Archie Howarth

Personal information
- Full name: Archibald Howarth
- Date of birth: March quarter 1911
- Place of birth: Bury, England
- Date of death: 20 July 1966 (aged 55)
- Place of death: Heywood, England
- Position(s): Outside forward

Senior career*
- Years: Team / Apps / (Gls)
- 1930: Nelson / 8 / (2)
- 1930–1931: Great Harwood / ? / (?)

= Archie Howarth =

English footballer

Archie Howarth (March quarter 1911 – 20 July 1966) was an English footballer who played as an outside forward. Born in Bury, he joined Football League Third Division North side Nelson at the age of 19. Howarth made his League debut on 6 September 1930, scoring in the 3–1 win against Darlington at Seedhill. He scored again in the following match, a 1–2 defeat to Lincoln City, and kept his place in the team for the next six games.
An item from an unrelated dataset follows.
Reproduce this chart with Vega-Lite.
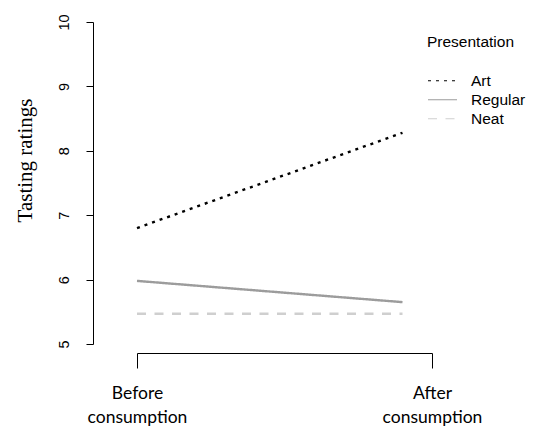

However, after a 0–2 loss away at Doncaster Rovers on 11 October 1930, he was replaced by Henry Robinson and never made another appearance.

In December 1930, Howarth requested to leave Nelson and subsequently joined Lancashire Combination club Great Harwood. In his later years, he worked at the Victoria Hotel in Bury as the mine host. Howarth died in Heywood, on 20 July 1966, aged 55.